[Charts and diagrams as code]
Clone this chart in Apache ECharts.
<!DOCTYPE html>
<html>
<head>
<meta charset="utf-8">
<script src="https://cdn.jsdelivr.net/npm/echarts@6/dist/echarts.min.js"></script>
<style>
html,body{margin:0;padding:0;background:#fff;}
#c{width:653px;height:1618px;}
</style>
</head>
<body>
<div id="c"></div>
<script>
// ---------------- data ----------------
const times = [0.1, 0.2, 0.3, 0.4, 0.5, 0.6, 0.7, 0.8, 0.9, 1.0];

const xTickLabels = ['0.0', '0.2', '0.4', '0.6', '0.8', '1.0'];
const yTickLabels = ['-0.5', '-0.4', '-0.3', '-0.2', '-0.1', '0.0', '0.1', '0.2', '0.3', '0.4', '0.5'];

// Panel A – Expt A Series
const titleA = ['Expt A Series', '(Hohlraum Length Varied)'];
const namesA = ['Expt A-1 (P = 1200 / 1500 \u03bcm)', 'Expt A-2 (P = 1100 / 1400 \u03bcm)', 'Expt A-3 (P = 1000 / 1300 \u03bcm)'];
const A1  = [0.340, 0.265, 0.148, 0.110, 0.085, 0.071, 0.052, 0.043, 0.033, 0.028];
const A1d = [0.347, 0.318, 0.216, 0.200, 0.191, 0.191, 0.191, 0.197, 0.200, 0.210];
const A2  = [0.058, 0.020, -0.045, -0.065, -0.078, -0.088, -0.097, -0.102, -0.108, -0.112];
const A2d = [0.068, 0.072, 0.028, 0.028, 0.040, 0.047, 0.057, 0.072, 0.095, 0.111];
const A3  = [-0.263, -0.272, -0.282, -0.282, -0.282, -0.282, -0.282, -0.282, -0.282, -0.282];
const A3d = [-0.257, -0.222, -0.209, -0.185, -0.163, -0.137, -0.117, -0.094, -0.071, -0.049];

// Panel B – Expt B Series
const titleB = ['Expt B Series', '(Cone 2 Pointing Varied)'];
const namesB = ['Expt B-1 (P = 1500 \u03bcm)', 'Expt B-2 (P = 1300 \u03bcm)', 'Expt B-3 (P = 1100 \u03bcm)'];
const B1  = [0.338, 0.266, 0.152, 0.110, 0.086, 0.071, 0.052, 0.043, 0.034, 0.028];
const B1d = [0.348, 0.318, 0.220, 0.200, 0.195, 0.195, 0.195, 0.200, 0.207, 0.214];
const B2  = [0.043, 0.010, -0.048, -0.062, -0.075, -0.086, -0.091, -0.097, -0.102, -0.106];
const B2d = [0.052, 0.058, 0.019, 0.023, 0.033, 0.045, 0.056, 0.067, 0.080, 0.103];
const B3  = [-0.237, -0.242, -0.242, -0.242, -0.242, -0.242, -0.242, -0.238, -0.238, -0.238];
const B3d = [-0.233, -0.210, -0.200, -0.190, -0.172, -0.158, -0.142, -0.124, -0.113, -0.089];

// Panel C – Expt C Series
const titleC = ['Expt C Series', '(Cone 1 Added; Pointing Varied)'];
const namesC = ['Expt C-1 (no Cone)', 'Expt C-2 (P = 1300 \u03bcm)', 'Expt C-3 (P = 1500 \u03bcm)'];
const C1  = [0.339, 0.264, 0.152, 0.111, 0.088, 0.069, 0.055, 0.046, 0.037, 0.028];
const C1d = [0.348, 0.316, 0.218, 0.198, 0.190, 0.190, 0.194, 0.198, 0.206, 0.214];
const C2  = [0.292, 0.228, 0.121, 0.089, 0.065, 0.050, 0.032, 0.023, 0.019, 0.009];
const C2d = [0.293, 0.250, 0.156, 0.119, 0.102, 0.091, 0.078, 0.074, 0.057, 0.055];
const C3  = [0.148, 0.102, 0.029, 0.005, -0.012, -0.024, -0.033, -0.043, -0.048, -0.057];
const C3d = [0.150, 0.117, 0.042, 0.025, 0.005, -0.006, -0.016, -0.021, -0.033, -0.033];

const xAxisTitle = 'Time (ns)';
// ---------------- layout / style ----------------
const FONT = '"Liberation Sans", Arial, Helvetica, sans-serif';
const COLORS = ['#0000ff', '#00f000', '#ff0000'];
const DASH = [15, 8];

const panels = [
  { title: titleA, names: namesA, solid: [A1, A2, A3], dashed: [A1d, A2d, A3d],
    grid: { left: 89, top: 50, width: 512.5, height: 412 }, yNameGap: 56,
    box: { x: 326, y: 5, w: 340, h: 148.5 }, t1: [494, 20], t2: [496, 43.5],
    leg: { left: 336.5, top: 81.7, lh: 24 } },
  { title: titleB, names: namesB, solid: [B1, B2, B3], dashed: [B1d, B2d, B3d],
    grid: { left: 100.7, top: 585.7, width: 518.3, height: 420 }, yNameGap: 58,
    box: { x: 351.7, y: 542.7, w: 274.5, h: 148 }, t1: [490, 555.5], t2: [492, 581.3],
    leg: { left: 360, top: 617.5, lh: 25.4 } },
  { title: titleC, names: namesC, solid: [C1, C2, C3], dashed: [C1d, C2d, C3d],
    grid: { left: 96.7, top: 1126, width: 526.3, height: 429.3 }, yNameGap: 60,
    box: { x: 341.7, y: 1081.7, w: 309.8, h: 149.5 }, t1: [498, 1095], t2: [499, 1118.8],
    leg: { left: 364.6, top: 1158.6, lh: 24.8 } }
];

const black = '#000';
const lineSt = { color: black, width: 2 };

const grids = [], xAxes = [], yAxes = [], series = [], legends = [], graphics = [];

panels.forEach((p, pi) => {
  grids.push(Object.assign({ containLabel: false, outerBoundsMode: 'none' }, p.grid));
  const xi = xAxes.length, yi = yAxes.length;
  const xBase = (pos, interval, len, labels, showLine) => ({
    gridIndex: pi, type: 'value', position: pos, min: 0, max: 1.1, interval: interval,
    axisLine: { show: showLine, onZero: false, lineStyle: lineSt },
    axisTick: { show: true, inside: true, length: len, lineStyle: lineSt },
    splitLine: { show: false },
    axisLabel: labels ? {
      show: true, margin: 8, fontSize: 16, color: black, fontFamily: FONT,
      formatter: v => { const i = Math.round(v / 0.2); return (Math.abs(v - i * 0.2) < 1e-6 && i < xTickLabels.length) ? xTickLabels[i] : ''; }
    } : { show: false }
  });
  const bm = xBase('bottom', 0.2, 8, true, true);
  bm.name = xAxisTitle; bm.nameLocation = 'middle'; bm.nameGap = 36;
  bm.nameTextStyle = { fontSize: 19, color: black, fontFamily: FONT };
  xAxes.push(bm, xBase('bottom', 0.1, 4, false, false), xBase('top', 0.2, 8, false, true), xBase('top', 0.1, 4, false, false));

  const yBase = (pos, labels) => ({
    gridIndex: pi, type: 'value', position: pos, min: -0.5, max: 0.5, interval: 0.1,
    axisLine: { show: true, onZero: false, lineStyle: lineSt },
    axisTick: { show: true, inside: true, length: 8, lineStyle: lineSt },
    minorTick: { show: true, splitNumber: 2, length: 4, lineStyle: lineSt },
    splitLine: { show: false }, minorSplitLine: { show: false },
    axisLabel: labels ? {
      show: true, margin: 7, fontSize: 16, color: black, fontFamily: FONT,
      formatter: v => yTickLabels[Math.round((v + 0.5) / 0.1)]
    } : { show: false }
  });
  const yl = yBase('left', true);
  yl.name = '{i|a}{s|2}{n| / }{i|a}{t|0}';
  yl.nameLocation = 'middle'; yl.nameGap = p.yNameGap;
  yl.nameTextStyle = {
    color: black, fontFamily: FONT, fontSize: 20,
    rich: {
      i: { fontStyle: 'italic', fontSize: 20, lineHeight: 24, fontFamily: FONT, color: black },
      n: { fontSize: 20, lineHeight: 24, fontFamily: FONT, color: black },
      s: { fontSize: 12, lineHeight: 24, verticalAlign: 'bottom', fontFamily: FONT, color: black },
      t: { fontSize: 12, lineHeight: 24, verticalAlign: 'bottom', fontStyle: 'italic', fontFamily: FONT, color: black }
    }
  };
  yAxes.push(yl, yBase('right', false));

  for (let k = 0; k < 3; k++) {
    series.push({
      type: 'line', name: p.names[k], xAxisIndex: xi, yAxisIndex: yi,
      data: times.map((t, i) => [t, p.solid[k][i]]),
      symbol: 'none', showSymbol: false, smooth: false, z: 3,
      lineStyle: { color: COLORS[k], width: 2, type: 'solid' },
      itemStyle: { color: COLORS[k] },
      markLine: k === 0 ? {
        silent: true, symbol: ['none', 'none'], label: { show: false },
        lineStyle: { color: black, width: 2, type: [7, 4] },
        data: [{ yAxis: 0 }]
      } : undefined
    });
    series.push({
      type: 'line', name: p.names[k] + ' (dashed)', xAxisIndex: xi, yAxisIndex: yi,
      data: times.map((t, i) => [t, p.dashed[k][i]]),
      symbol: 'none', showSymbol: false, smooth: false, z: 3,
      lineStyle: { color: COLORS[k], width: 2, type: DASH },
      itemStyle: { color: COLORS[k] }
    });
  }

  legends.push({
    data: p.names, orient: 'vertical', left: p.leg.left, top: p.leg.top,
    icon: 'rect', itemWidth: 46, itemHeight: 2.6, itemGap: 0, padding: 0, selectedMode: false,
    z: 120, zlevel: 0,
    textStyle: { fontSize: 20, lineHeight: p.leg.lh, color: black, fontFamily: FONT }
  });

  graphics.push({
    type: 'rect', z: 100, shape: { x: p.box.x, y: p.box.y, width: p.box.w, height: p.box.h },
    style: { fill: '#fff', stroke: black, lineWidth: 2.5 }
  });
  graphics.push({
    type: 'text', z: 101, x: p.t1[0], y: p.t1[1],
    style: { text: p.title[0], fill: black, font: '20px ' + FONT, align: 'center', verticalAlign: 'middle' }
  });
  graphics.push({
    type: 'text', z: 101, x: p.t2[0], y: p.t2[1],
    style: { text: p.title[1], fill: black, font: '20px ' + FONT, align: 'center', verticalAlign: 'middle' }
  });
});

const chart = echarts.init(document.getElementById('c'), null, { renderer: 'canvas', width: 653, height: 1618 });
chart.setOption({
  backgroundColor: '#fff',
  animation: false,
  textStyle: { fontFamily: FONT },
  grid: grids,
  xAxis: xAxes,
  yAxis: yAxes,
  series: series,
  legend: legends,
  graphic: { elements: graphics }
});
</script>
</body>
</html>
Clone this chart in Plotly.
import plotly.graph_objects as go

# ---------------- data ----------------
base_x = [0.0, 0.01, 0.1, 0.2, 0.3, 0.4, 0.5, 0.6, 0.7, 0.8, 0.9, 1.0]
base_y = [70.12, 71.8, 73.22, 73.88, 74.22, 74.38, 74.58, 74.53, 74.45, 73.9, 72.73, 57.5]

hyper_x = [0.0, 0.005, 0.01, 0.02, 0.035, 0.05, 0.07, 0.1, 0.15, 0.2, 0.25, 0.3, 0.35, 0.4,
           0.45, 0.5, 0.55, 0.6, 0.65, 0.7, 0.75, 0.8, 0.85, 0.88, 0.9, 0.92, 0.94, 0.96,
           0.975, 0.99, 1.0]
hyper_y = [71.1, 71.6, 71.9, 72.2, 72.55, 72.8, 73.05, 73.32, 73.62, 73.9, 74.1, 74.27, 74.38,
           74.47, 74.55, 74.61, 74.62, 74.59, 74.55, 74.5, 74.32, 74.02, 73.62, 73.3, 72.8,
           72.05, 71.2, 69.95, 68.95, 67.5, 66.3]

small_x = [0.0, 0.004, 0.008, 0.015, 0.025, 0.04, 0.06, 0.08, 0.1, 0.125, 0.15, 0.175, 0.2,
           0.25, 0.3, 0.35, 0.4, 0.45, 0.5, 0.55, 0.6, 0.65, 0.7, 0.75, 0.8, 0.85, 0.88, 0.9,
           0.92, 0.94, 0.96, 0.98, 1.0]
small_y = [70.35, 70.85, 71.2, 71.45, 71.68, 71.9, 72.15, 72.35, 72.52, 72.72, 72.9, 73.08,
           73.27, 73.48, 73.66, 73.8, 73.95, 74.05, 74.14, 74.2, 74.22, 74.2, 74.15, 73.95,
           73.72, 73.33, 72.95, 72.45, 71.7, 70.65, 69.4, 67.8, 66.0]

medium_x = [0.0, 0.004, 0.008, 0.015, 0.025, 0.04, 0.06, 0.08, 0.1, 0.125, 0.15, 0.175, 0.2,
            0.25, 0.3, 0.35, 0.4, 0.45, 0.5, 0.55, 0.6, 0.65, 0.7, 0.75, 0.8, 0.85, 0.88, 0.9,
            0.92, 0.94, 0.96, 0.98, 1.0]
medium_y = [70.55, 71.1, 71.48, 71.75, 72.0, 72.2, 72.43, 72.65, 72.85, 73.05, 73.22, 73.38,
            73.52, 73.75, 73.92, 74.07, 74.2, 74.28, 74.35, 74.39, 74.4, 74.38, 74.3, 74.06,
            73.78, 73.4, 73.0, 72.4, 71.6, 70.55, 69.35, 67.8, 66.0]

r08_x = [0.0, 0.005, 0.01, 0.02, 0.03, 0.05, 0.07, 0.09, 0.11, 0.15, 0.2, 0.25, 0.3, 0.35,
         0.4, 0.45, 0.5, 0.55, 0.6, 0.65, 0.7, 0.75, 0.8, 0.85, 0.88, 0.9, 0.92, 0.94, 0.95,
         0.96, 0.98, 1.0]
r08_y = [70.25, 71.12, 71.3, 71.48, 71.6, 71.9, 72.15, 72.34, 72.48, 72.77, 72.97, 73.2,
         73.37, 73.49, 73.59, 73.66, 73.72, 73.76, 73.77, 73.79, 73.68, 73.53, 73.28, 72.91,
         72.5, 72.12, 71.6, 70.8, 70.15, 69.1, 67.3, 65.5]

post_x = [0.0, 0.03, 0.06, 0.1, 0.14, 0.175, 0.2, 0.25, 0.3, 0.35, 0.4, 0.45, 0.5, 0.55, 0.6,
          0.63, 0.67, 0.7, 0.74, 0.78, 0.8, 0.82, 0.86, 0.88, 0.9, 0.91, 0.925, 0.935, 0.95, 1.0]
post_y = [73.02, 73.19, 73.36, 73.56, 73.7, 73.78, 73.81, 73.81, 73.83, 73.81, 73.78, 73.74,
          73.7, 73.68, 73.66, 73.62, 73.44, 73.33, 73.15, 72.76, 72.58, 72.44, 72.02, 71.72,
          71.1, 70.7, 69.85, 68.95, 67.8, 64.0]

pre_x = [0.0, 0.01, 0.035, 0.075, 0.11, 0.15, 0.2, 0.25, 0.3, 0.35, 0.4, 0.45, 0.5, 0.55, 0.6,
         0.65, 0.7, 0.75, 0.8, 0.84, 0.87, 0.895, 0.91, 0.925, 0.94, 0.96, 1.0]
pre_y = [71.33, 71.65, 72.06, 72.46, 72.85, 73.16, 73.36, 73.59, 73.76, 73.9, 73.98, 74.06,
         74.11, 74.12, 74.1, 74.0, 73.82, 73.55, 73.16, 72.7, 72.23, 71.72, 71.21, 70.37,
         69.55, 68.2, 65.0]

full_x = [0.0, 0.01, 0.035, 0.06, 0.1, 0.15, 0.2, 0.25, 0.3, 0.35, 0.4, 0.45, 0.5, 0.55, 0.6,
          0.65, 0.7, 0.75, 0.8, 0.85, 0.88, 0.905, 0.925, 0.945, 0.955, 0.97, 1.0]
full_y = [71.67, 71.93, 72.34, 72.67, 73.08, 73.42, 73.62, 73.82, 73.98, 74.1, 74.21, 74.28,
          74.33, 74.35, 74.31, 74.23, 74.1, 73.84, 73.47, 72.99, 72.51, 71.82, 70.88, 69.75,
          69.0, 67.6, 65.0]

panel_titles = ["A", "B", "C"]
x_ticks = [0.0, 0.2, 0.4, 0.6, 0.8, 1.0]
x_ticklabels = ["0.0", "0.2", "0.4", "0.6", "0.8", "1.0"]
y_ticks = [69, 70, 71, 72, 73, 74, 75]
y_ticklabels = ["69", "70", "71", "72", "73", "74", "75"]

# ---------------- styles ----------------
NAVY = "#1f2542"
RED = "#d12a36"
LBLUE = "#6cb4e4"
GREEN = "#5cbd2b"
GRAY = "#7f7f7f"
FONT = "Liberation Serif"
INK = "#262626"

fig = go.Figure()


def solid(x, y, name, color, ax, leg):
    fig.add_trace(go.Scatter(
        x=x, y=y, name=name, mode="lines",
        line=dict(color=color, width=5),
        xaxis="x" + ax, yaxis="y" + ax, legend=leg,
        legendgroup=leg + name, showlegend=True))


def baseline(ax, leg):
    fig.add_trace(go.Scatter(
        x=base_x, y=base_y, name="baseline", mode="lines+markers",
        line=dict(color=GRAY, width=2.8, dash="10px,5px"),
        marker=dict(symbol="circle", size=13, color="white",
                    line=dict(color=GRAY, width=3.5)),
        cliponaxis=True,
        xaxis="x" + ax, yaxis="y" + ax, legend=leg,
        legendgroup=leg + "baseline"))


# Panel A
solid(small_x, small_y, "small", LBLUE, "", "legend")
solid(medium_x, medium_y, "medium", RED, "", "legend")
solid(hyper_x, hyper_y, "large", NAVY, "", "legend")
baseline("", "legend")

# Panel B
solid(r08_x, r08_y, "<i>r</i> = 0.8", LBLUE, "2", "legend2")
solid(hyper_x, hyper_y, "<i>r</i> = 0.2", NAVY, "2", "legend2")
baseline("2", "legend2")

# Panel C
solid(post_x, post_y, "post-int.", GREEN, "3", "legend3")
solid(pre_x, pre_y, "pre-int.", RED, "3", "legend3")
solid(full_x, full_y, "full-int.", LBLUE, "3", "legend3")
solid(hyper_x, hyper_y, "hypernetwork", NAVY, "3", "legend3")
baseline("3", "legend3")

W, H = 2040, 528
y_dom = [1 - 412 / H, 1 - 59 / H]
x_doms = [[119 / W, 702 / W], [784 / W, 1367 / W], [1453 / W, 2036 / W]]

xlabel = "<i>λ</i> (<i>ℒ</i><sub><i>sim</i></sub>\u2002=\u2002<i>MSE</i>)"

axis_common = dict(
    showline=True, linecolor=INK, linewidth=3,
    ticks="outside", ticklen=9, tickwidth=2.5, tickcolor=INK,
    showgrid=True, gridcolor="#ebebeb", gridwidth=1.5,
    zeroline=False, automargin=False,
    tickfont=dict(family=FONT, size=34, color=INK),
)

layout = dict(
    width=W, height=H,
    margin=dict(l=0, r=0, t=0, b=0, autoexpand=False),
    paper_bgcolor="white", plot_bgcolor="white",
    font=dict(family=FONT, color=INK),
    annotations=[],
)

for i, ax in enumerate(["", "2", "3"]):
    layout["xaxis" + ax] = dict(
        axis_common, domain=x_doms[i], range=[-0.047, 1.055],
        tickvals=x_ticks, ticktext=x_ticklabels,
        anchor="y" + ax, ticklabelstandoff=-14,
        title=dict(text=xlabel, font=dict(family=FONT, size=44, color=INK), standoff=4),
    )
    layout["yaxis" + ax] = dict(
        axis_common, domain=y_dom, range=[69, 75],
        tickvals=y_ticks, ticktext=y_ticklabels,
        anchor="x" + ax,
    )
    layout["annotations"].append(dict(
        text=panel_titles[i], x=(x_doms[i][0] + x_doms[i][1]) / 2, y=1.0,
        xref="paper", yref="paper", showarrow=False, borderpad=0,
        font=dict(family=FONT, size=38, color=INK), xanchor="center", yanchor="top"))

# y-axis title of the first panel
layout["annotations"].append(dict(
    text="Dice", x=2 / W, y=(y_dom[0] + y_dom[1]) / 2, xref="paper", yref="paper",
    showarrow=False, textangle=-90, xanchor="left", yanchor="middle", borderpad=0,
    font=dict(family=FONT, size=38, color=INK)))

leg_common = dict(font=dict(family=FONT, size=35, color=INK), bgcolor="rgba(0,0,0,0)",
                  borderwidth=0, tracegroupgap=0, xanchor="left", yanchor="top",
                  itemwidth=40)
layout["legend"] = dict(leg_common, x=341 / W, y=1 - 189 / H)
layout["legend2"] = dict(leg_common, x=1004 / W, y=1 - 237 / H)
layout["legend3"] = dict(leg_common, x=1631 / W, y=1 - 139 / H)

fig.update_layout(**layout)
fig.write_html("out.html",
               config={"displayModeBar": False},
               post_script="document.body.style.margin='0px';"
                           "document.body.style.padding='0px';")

• _To do_:
Within the material above, extract exactly the lines that start at the line containing "Clone this chart in Plotly." and stop after the line containing "73.78, 73.4, 73.0, 72.4, 71.6, 70.55, 69.35, 67.8, 66.0]", and only those.

• _Response_:
Clone this chart in Plotly.
import plotly.graph_objects as go

# ---------------- data ----------------
base_x = [0.0, 0.01, 0.1, 0.2, 0.3, 0.4, 0.5, 0.6, 0.7, 0.8, 0.9, 1.0]
base_y = [70.12, 71.8, 73.22, 73.88, 74.22, 74.38, 74.58, 74.53, 74.45, 73.9, 72.73, 57.5]

hyper_x = [0.0, 0.005, 0.01, 0.02, 0.035, 0.05, 0.07, 0.1, 0.15, 0.2, 0.25, 0.3, 0.35, 0.4,
           0.45, 0.5, 0.55, 0.6, 0.65, 0.7, 0.75, 0.8, 0.85, 0.88, 0.9, 0.92, 0.94, 0.96,
           0.975, 0.99, 1.0]
hyper_y = [71.1, 71.6, 71.9, 72.2, 72.55, 72.8, 73.05, 73.32, 73.62, 73.9, 74.1, 74.27, 74.38,
           74.47, 74.55, 74.61, 74.62, 74.59, 74.55, 74.5, 74.32, 74.02, 73.62, 73.3, 72.8,
           72.05, 71.2, 69.95, 68.95, 67.5, 66.3]

small_x = [0.0, 0.004, 0.008, 0.015, 0.025, 0.04, 0.06, 0.08, 0.1, 0.125, 0.15, 0.175, 0.2,
           0.25, 0.3, 0.35, 0.4, 0.45, 0.5, 0.55, 0.6, 0.65, 0.7, 0.75, 0.8, 0.85, 0.88, 0.9,
           0.92, 0.94, 0.96, 0.98, 1.0]
small_y = [70.35, 70.85, 71.2, 71.45, 71.68, 71.9, 72.15, 72.35, 72.52, 72.72, 72.9, 73.08,
           73.27, 73.48, 73.66, 73.8, 73.95, 74.05, 74.14, 74.2, 74.22, 74.2, 74.15, 73.95,
           73.72, 73.33, 72.95, 72.45, 71.7, 70.65, 69.4, 67.8, 66.0]

medium_x = [0.0, 0.004, 0.008, 0.015, 0.025, 0.04, 0.06, 0.08, 0.1, 0.125, 0.15, 0.175, 0.2,
            0.25, 0.3, 0.35, 0.4, 0.45, 0.5, 0.55, 0.6, 0.65, 0.7, 0.75, 0.8, 0.85, 0.88, 0.9,
            0.92, 0.94, 0.96, 0.98, 1.0]
medium_y = [70.55, 71.1, 71.48, 71.75, 72.0, 72.2, 72.43, 72.65, 72.85, 73.05, 73.22, 73.38,
            73.52, 73.75, 73.92, 74.07, 74.2, 74.28, 74.35, 74.39, 74.4, 74.38, 74.3, 74.06,
            73.78, 73.4, 73.0, 72.4, 71.6, 70.55, 69.35, 67.8, 66.0]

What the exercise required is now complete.